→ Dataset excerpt
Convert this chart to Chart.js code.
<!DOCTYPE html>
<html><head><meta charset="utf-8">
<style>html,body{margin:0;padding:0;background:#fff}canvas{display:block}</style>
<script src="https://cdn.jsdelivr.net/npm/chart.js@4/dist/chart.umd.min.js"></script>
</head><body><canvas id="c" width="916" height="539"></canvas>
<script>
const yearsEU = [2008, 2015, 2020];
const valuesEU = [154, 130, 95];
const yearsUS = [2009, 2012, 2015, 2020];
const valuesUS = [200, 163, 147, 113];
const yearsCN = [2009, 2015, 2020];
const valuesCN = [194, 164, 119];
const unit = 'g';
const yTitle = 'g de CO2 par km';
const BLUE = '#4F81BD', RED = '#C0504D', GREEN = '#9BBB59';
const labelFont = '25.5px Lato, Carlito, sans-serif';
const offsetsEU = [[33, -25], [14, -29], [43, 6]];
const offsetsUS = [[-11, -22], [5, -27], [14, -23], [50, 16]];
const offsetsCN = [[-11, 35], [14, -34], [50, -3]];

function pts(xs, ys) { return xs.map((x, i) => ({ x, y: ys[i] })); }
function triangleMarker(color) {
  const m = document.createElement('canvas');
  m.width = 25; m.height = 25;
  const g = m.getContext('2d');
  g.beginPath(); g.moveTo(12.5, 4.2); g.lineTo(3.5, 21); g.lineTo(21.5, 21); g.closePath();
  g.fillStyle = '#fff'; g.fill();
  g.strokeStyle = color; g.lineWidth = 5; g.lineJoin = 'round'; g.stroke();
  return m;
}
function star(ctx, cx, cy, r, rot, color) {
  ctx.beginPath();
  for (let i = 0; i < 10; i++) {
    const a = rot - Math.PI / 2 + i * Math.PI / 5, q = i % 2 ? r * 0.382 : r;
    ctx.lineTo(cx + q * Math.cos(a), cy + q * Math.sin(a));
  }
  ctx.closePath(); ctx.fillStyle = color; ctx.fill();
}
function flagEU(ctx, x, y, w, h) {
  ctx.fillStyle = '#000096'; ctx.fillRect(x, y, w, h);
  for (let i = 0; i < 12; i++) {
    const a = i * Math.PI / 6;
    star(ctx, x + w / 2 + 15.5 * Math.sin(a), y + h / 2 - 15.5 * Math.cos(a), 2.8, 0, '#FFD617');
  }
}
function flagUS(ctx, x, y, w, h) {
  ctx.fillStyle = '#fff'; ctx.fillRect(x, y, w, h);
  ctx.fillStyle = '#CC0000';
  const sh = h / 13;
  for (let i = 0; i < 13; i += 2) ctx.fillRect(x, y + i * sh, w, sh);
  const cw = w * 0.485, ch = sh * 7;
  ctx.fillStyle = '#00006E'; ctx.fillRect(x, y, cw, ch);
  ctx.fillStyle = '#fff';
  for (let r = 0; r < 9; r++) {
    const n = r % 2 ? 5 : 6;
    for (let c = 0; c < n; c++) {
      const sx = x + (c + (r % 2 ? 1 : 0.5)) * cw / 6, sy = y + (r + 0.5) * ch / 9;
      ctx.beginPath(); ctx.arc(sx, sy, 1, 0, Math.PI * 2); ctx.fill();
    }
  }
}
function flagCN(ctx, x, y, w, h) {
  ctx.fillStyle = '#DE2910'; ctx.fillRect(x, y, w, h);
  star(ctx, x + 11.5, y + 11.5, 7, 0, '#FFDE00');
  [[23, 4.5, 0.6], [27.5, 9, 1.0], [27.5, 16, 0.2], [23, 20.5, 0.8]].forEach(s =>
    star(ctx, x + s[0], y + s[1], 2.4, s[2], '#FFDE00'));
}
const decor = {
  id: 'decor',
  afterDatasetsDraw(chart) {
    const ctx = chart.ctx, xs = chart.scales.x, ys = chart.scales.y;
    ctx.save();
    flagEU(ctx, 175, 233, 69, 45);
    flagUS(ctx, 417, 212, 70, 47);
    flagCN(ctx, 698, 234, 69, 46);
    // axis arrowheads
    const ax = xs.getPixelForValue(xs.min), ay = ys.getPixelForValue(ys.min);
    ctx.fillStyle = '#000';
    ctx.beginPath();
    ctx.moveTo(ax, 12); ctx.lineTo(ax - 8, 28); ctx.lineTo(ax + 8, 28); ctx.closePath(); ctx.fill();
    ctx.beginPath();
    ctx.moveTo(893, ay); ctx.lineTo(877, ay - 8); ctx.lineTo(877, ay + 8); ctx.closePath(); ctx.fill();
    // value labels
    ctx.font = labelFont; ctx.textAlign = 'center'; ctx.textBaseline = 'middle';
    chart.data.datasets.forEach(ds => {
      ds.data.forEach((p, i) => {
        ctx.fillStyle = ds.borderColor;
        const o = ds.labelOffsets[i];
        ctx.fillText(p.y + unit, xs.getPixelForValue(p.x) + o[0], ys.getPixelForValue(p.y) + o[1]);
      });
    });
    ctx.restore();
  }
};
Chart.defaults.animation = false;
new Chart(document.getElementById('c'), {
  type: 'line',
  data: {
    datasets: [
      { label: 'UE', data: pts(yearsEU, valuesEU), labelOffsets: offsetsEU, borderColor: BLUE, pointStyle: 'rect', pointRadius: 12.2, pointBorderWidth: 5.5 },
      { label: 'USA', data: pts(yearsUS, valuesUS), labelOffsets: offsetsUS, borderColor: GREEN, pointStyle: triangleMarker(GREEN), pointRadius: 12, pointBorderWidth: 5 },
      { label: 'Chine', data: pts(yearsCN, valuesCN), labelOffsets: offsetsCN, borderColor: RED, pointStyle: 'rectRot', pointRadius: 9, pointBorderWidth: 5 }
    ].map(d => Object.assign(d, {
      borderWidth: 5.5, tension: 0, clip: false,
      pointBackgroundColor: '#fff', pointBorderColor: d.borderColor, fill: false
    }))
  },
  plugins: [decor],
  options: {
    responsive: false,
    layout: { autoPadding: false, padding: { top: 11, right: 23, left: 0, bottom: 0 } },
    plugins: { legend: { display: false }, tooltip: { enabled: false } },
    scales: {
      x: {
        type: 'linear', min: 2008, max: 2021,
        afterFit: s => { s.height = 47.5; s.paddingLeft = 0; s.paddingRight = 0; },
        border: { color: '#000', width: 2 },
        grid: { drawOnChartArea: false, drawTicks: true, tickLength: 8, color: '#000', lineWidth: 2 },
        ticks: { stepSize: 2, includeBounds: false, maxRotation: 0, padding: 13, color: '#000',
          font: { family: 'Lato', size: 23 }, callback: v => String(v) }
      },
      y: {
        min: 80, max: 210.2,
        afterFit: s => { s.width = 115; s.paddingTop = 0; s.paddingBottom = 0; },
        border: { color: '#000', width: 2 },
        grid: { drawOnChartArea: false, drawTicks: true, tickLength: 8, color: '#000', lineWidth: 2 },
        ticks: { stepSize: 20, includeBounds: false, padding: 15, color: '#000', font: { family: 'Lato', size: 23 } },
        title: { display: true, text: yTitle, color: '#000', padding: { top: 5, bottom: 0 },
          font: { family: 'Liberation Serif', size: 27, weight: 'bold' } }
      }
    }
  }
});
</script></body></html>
==
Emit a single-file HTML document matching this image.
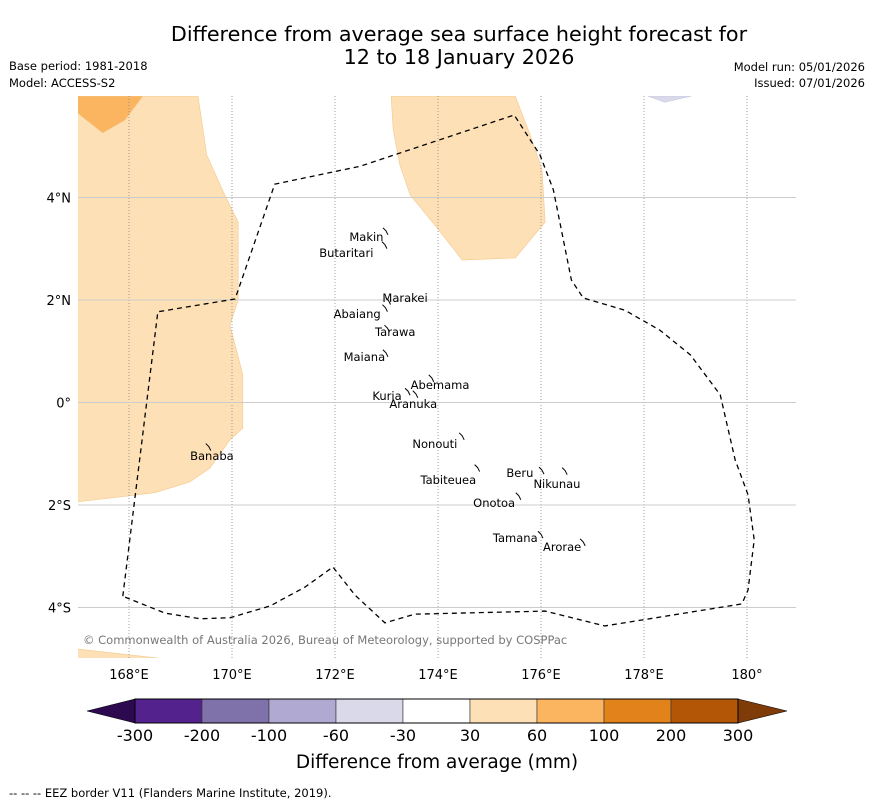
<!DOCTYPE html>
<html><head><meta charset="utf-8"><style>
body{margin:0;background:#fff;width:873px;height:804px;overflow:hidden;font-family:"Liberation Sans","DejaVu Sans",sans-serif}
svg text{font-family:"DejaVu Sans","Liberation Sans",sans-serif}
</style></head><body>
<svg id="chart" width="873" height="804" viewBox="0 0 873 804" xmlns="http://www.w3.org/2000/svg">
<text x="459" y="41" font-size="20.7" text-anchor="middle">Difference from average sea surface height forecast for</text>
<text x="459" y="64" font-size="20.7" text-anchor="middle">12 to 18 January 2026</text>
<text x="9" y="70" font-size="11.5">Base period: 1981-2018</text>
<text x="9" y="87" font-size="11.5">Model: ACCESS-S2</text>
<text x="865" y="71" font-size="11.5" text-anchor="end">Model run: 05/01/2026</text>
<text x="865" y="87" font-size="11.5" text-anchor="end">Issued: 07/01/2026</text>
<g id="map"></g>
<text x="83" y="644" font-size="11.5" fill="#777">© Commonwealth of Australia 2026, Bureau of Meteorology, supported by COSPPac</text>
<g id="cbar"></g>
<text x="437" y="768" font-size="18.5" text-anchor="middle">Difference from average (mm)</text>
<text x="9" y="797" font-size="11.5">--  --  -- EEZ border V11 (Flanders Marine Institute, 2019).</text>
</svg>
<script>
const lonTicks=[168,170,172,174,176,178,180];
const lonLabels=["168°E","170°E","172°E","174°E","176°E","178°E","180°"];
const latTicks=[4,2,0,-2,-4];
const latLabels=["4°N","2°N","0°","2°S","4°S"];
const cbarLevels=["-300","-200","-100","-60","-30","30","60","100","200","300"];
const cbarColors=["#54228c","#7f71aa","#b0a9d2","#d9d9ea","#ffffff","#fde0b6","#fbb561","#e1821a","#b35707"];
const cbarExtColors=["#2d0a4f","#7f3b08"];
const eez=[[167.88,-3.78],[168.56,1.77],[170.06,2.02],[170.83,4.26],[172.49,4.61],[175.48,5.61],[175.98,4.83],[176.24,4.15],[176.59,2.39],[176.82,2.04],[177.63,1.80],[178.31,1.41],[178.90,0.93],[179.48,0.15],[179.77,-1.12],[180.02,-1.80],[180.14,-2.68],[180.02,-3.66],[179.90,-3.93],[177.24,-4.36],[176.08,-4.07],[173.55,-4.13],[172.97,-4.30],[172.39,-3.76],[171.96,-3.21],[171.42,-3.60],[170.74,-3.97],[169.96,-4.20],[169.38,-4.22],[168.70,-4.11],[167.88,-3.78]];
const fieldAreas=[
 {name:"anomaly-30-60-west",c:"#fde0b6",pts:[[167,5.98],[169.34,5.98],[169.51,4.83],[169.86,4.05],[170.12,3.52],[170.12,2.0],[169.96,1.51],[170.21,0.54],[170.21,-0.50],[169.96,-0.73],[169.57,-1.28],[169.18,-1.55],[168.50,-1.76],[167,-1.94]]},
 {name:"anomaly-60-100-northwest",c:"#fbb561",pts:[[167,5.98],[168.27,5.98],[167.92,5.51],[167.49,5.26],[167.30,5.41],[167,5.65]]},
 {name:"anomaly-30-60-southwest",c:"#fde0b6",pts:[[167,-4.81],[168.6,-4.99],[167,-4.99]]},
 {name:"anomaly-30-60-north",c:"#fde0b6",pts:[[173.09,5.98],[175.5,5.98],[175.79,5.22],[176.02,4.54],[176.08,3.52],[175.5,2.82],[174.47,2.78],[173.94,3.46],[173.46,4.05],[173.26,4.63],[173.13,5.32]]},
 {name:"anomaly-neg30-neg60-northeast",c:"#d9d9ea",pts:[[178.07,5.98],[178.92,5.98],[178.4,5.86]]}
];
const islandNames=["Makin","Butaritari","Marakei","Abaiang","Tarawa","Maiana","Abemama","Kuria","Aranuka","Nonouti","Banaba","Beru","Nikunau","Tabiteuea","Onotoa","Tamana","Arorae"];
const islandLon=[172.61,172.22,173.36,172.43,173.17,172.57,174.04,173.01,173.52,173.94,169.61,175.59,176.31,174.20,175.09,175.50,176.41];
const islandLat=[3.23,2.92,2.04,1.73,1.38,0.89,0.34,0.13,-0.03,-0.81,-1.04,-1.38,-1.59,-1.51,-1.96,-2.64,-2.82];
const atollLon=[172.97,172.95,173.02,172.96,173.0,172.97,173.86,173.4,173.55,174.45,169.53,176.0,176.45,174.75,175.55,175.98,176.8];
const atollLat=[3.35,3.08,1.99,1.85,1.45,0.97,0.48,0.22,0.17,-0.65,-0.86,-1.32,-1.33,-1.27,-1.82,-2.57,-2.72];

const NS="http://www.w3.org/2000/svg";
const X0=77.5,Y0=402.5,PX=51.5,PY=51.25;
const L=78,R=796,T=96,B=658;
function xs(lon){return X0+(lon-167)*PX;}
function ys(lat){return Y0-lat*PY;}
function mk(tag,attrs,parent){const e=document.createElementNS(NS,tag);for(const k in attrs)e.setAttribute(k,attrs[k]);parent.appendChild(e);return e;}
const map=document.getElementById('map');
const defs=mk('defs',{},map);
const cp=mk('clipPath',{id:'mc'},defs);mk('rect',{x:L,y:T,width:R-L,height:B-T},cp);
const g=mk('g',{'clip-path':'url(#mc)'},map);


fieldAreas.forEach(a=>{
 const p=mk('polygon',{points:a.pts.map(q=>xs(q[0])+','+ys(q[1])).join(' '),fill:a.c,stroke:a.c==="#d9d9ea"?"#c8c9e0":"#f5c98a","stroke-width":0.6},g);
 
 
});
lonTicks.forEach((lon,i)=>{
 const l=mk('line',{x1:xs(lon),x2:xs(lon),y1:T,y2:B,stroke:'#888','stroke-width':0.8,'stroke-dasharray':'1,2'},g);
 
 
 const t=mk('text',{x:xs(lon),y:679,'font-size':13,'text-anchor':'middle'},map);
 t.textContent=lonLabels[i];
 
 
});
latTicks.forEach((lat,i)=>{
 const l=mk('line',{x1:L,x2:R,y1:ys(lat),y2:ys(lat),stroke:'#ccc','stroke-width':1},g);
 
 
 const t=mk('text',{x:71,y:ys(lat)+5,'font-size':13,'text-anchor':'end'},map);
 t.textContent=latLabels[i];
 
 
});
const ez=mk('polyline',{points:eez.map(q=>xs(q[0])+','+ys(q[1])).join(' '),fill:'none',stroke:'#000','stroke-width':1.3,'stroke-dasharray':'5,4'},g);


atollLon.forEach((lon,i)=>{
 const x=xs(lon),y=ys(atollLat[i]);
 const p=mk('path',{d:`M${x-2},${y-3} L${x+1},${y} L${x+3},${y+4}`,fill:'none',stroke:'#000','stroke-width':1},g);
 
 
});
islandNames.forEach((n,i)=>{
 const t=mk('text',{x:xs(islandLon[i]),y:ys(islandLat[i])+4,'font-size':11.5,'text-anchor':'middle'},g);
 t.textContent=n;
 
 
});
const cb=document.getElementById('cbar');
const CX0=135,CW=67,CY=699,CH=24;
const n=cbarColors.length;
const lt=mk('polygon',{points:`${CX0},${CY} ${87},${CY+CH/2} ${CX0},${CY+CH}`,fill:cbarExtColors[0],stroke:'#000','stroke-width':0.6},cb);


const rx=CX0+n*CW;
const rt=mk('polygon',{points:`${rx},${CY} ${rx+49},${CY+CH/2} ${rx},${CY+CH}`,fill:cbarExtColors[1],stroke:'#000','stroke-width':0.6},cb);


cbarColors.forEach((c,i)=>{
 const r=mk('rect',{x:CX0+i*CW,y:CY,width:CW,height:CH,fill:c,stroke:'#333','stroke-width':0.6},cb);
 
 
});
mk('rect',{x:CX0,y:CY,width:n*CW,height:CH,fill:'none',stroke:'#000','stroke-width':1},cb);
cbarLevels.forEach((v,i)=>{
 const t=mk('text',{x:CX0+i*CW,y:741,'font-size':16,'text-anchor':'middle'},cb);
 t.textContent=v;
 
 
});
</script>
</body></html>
* * *
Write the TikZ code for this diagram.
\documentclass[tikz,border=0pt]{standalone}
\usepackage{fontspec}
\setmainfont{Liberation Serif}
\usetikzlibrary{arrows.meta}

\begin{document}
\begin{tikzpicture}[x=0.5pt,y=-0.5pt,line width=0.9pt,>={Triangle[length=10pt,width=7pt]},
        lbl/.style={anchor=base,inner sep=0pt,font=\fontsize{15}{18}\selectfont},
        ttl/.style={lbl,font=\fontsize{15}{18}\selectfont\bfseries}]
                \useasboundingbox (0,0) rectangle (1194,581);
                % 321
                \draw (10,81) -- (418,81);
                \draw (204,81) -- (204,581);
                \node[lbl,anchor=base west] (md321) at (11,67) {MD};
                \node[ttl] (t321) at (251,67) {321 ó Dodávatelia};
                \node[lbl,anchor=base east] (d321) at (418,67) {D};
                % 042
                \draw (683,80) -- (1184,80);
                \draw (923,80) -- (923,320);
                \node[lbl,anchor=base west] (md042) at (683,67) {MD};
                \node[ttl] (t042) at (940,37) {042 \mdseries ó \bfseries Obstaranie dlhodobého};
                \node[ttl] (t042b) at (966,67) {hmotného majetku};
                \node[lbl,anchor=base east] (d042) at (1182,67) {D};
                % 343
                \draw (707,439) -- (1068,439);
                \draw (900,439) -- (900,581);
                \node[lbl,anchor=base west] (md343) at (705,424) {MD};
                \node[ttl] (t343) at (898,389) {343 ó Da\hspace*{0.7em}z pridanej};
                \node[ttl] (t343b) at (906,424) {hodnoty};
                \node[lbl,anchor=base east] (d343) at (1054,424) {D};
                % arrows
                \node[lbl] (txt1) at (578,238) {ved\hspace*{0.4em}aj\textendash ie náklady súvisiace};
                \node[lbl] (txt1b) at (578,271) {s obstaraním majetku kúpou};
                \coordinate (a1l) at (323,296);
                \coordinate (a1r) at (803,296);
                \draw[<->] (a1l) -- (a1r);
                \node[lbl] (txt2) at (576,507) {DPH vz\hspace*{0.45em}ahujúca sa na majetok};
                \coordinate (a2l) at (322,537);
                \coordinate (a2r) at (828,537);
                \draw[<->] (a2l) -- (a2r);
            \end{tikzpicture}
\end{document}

→ THE TASK
Point out every line holding the string "code" and copy it.

→ THE COMPLETED TASK
Convert this chart to Chart.js code.
Write the TikZ code for this diagram.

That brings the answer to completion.